I don’t read many memoirs or autobiographies. Blind spots are difficult to avoid when we tell our life stories from our perspective. I tend to enjoy biographies more because the writer weighs a person’s life, the thoughts of others, and the moment in history to shape the story of a life.
Yet I found myself engulfed in this book and unable to put it down. This book came to my attention when it was listed as a finalists for the National Book Award. It’s a rather quick read and the author slowly unfolds the story leaving you wondering what will happen next. Carolyn Forche takes readers through her journey of understanding the weight of oppression and the prevalence of corruption. Her story carries you along her journey and at the same time takes you on your own journey of how you can engage in the world around you. There are a few pages from this book that will remain with me for a long time.
Some quotes that stood out to me:
Try to see. Look at the world, he’d say, and not at the mirror.

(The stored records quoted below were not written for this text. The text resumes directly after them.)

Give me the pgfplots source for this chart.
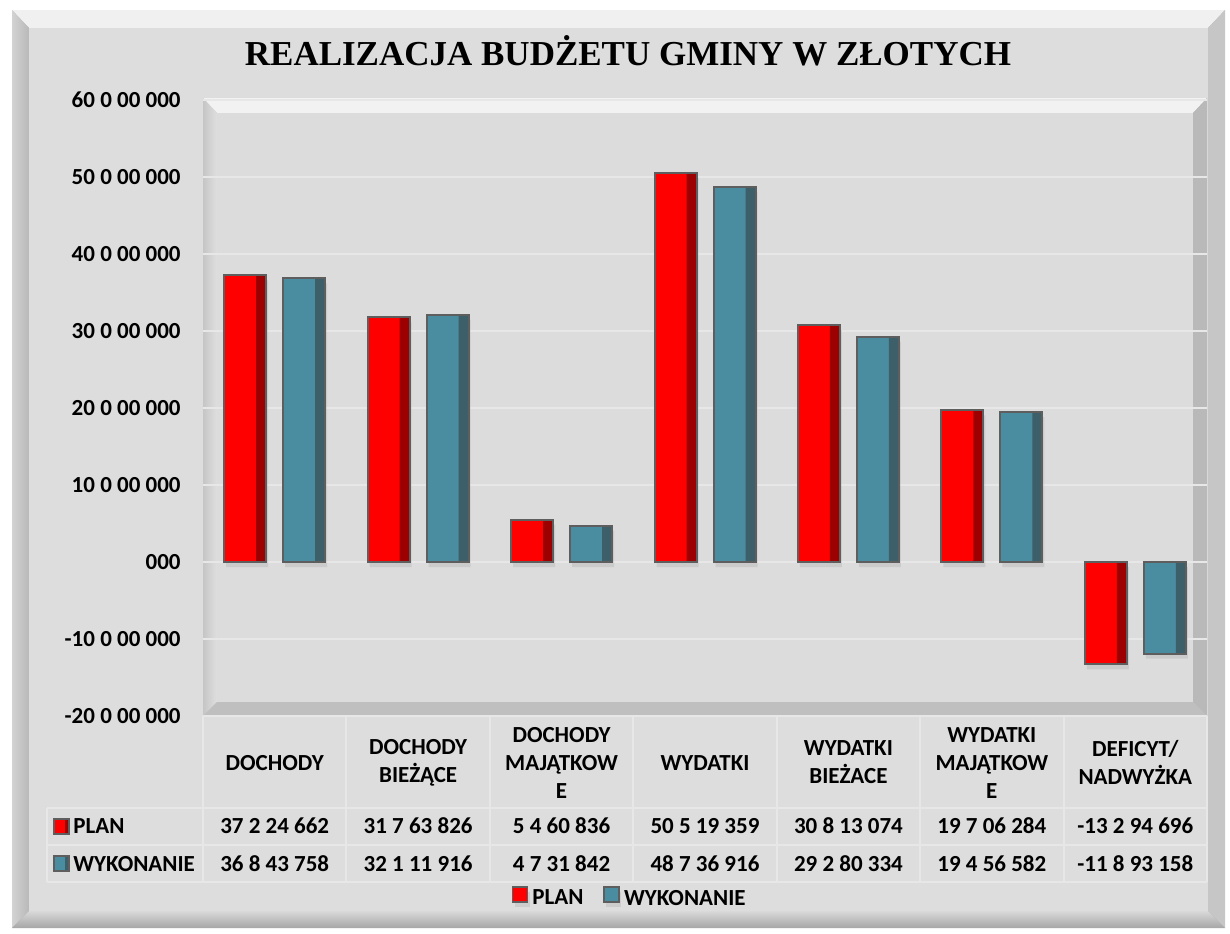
\documentclass[border=0pt]{standalone}
\usepackage{fontspec}
\setmainfont{Carlito}
\newfontfamily\titlefont{Liberation Serif}
\usepackage{pgfplots}
\usepackage{pgfplotstable}
\pgfplotsset{compat=1.18}
\usetikzlibrary{shadows}

\definecolor{face}{HTML}{DDDDDD}
\definecolor{plotface}{HTML}{DCDCDC}
\definecolor{gridc}{HTML}{E7E7E7}
\definecolor{barline}{HTML}{5E5E5E}
\definecolor{redmain}{HTML}{FF0000}
\definecolor{reddark}{HTML}{9C0000}
\definecolor{tealmain}{HTML}{4A8CA0}
\definecolor{tealdark}{HTML}{3D5F6A}

\pgfplotstableread{
x plan wyk
0 37224662 36843758
1 31763826 32111916
2 5460836 4731842
3 50519359 48736916
4 30813074 29280334
5 19706284 19456582
6 -13294696 -11893158
}\budget

\newcommand{\lbl}{\bfseries\fontsize{11.5}{14}\selectfont}

\begin{document}
\begin{tikzpicture}
% frame and plot area bevels, in pixel units of the reference
\begin{scope}[x=0.5pt,y=-0.5pt]
  \fill[white] (0,0) rectangle (1230,933);
  \fill[gray!75] (12,10) rectangle (1225,928);
  \fill[gray!12] (12,10) -- (1225,10) -- (1208,28) -- (29,28) -- cycle;
  \shade[left color=gray!35, right color=gray!55] (12,10) -- (29,28) -- (29,911) -- (12,928) -- cycle;
  \fill[gray!45] (1225,10) -- (1225,928) -- (1208,911) -- (1208,28) -- cycle;
  \shade[top color=gray!30, bottom color=gray!70] (12,928) -- (29,911) -- (1208,911) -- (1225,928) -- cycle;
  \fill[face] (29,28) rectangle (1208,911);
  % plot area
  \fill[gray!55] (203,98) rectangle (1207,716);
  \fill[gray!10] (203,98) -- (1207,98) -- (1193,113) -- (217,113) -- cycle;
  \shade[left color=gray!45, right color=gray!25] (203,98) -- (217,113) -- (217,702) -- (203,716) -- cycle;
  \fill[gray!55] (1207,98) -- (1207,716) -- (1193,702) -- (1193,113) -- cycle;
  \fill[gray!50] (203,716) -- (217,702) -- (1193,702) -- (1207,716) -- cycle;
  \fill[plotface] (217,113) rectangle (1193,702);
  % data table grid
  \foreach \k in {0,...,7} \draw[gridc, line width=1pt] ({203+143.43*\k},716) -- ({203+143.43*\k},882);
  \draw[gridc, line width=1pt] (47,808) -- (47,882);
  \foreach \yy in {808,845,882} \draw[gridc, line width=1pt] (47,\yy) -- (1207,\yy);
\end{scope}

\begin{axis}[
    at={(101.5pt,-358pt)}, anchor=south west,
    scale only axis, width=502pt, height=308pt,
    ybar, bar width=21pt,
    xmin=-0.5, xmax=6.5, ymin=-20000000, ymax=60000000,
    xtick={0,...,6},
    xticklabels={DOCHODY,{DOCHODY\\BIEŻĄCE},{DOCHODY\\MAJĄTKOW\\E},WYDATKI,{WYDATKI\\BIEŻACE},{WYDATKI\\MAJĄTKOW\\E},{DEFICYT/\\NADWYŻKA}},
    xticklabel style={font=\lbl, align=center, anchor=center, yshift=-19pt},
    ytick={-20000000,-10000000,0,10000000,20000000,30000000,40000000,50000000,60000000},
    yticklabels={-20 0 00 000,-10 0 00 000,000,10 0 00 000,20 0 00 000,30 0 00 000,40 0 00 000,50 0 00 000,60 0 00 000},
    yticklabel style={font=\lbl, anchor=east, inner sep=0pt, xshift=-11pt},
    scaled y ticks=false,
    ymajorgrids, major grid style={gridc, line width=0.8pt},
    axis line style={draw=none}, tick style={draw=none},
    axis background/.style={fill=none},
    clip=false,
    legend columns=2,
    legend style={at={(0.426,-0.297)}, anchor=center, draw=none, fill=none, font=\lbl,
      /tikz/every even column/.append style={column sep=8pt}},
    legend image code/.code={\draw[#1, draw=barline, line width=0.8pt] (0pt,-1.5pt) rectangle (7.5pt,6pt);},
]
% bar faces
\addplot[fill=redmain, draw=none, bar shift=-14.75pt,
  drop shadow={shadow xshift=1pt, shadow yshift=-2.5pt, opacity=0.18}] table[x=x, y=plan] {\budget};
\addplot[fill=tealmain, draw=none, bar shift=14.75pt,
  drop shadow={shadow xshift=1pt, shadow yshift=-2.5pt, opacity=0.18}] table[x=x, y=wyk] {\budget};
% darker right side of each bar
\addplot[fill=reddark, draw=none, bar width=5pt, bar shift=-6.75pt, forget plot] table[x=x, y=plan] {\budget};
\addplot[fill=tealdark, draw=none, bar width=5pt, bar shift=22.75pt, forget plot] table[x=x, y=wyk] {\budget};
% outlines
\addplot[fill=none, draw=barline, line width=1pt, bar shift=-14.75pt, forget plot] table[x=x, y=plan] {\budget};
\addplot[fill=none, draw=barline, line width=1pt, bar shift=14.75pt, forget plot] table[x=x, y=wyk] {\budget};
\legend{PLAN,WYKONANIE}
\end{axis}

\begin{scope}[x=0.5pt,y=-0.5pt]
  \node[font=\titlefont\bfseries\fontsize{17.5}{20}\selectfont, anchor=base] at (628,65) {REALIZACJA BUDŻETU GMINY W ZŁOTYCH};
  \foreach \v [count=\i from 0] in {37 2 24 662,31 7 63 826,5 4 60 836,50 5 19 359,30 8 13 074,19 7 06 284,-13 2 94 696}
    \node[font=\lbl] at ({274.7+143.43*\i},826) {\v};
  \foreach \v [count=\i from 0] in {36 8 43 758,32 1 11 916,4 7 31 842,48 7 36 916,29 2 80 334,19 4 56 582,-11 8 93 158}
    \node[font=\lbl] at ({274.7+143.43*\i},864) {\v};
  \fill[redmain] (54,819) rectangle (69,834);
  \fill[reddark] (65,819) rectangle (69,834);
  \draw[barline, line width=0.8pt] (54,819) rectangle (69,834);
  \fill[tealmain] (54,856) rectangle (69,871);
  \fill[tealdark] (65,856) rectangle (69,871);
  \draw[barline, line width=0.8pt] (54,856) rectangle (69,871);
  \node[font=\lbl, anchor=west, inner sep=0pt] at (73,826) {PLAN};
  \node[font=\lbl, anchor=west, inner sep=0pt] at (73,864) {WYKONANIE};
\end{scope}
\end{tikzpicture}
\end{document}
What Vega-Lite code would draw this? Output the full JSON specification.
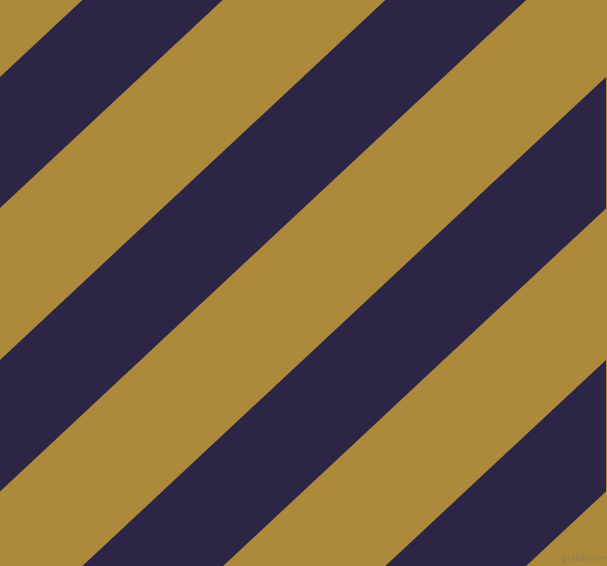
{
  "$schema": "https://vega.github.io/schema/vega-lite/v6.json",
  "width": 607,
  "height": 566,
  "autosize": {"type": "fit", "contains": "padding"},
  "padding": 0,
  "background": "#ad8a3b",
  "datasets": {
    "stripes": [
      {"stripe": "A", "x": 0, "top": 76.9, "bottom": 207.9},
      {"stripe": "A", "x": 607, "top": -489.1, "bottom": -358.1},
      {"stripe": "B", "x": 0, "top": 359.9, "bottom": 491.4},
      {"stripe": "B", "x": 607, "top": -206.1, "bottom": -74.6},
      {"stripe": "C", "x": 0, "top": 643.0, "bottom": 774.4},
      {"stripe": "C", "x": 607, "top": 76.9, "bottom": 208.4},
      {"stripe": "D", "x": 0, "top": 926.0, "bottom": 1057.5},
      {"stripe": "D", "x": 607, "top": 359.9, "bottom": 491.4}
    ],
    "mark": [
      {"label": "pixlis.com", "x": 585, "y": 558}
    ]
  },
  "layer": [
    {
      "data": {"name": "stripes"},
      "mark": {"type": "area", "color": "#2d2545", "clip": true, "orient": "vertical"},
      "encoding": {
        "x": {"field": "x", "type": "quantitative", "scale": {"domain": [0, 607], "nice": false, "zero": false}, "axis": null},
        "y": {"field": "top", "type": "quantitative", "scale": {"domain": [0, 566], "nice": false, "zero": false, "reverse": true}, "axis": null},
        "y2": {"field": "bottom"},
        "detail": {"field": "stripe", "type": "nominal"}
      }
    },
    {
      "data": {"name": "mark"},
      "mark": {"type": "text", "font": "DejaVu Sans", "fontSize": 9, "fill": "#8a7a5a", "opacity": 0.8},
      "encoding": {
        "x": {"field": "x", "type": "quantitative"},
        "y": {"field": "y", "type": "quantitative"},
        "text": {"field": "label"}
      }
    }
  ],
  "config": {"view": {"stroke": null}}
}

Hope also nourishes us. Not the hope of fools. The other kind. Hope, when everything is clear. Awareness.
It isn’t the risk of death and fear of danger that prevent people from rising up. It is numbness, acquiescence, and the defeat of the mind. Resistance to oppression begins when people realize deeply within themselves that something better is possible.
You have to be able to see the world as it is, to see how it is put together, and you have to be able to say what you see.